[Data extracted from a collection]
-*-

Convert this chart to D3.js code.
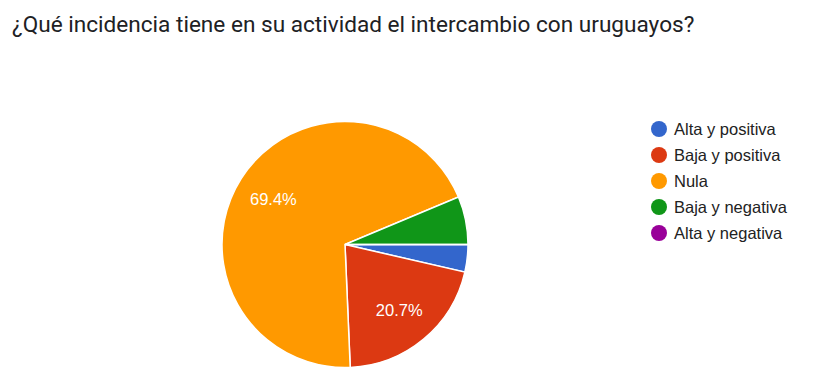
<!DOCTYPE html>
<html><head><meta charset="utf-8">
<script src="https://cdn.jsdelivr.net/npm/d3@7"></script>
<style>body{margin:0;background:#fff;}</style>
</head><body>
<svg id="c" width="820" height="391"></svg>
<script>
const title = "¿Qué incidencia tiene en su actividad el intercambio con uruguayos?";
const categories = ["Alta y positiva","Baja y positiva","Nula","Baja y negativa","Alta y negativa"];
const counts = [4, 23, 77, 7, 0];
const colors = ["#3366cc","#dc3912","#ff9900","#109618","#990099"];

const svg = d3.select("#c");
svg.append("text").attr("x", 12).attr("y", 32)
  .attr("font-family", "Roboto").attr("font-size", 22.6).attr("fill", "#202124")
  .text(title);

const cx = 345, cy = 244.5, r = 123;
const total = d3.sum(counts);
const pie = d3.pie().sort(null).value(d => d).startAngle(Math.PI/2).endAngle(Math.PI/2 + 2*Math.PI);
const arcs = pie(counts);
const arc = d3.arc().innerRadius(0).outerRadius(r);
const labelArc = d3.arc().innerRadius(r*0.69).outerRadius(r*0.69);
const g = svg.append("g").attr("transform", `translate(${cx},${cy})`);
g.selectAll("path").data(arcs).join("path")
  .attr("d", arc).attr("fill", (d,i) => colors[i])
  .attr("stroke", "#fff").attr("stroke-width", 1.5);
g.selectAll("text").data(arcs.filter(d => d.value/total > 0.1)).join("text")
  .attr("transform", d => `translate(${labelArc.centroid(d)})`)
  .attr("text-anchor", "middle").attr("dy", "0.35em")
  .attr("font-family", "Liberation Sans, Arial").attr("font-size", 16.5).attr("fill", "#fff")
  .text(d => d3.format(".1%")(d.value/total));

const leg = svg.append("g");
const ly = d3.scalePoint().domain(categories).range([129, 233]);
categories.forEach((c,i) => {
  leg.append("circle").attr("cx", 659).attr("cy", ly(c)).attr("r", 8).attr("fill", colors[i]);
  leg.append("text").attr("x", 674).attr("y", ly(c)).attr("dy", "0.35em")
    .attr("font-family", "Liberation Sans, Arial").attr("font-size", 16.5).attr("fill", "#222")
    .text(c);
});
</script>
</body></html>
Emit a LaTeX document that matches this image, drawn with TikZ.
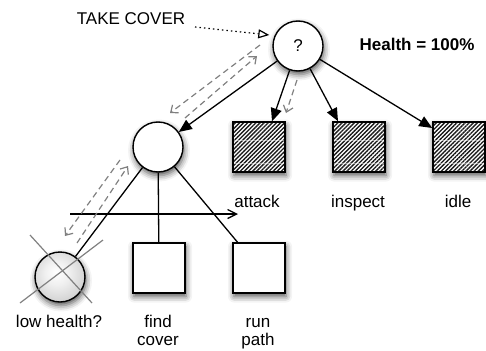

-*-

* Task statement: Omit every picture, and otherwise quote the entries exactly.

* Result of this task:
Convert this chart to D3.js code.
<!DOCTYPE html>
<html><head><meta charset="utf-8">
<script src="https://cdn.jsdelivr.net/npm/d3@7"></script>
<style>body{margin:0;background:#fff;}</style>
</head><body>
<svg id="c" width="820" height="391"></svg>
<script>
const title = "¿Qué incidencia tiene en su actividad el intercambio con uruguayos?";
const categories = ["Alta y positiva","Baja y positiva","Nula","Baja y negativa","Alta y negativa"];
const counts = [4, 23, 77, 7, 0];
const colors = ["#3366cc","#dc3912","#ff9900","#109618","#990099"];

const svg = d3.select("#c");
svg.append("text").attr("x", 12).attr("y", 32)
  .attr("font-family", "Roboto").attr("font-size", 22.6).attr("fill", "#202124")
  .text(title);

const cx = 345, cy = 244.5, r = 123;
const total = d3.sum(counts);
const pie = d3.pie().sort(null).value(d => d).startAngle(Math.PI/2).endAngle(Math.PI/2 + 2*Math.PI);
const arcs = pie(counts);
const arc = d3.arc().innerRadius(0).outerRadius(r);
const labelArc = d3.arc().innerRadius(r*0.69).outerRadius(r*0.69);
const g = svg.append("g").attr("transform", `translate(${cx},${cy})`);
g.selectAll("path").data(arcs).join("path")
  .attr("d", arc).attr("fill", (d,i) => colors[i])
  .attr("stroke", "#fff").attr("stroke-width", 1.5);
g.selectAll("text").data(arcs.filter(d => d.value/total > 0.1)).join("text")
  .attr("transform", d => `translate(${labelArc.centroid(d)})`)
  .attr("text-anchor", "middle").attr("dy", "0.35em")
  .attr("font-family", "Liberation Sans, Arial").attr("font-size", 16.5).attr("fill", "#fff")
  .text(d => d3.format(".1%")(d.value/total));

const leg = svg.append("g");
const ly = d3.scalePoint().domain(categories).range([129, 233]);
categories.forEach((c,i) => {
  leg.append("circle").attr("cx", 659).attr("cy", ly(c)).attr("r", 8).attr("fill", colors[i]);
  leg.append("text").attr("x", 674).attr("y", ly(c)).attr("dy", "0.35em")
    .attr("font-family", "Liberation Sans, Arial").attr("font-size", 16.5).attr("fill", "#222")
    .text(c);
});
</script>
</body></html>
Emit a LaTeX document that matches this image, drawn with TikZ.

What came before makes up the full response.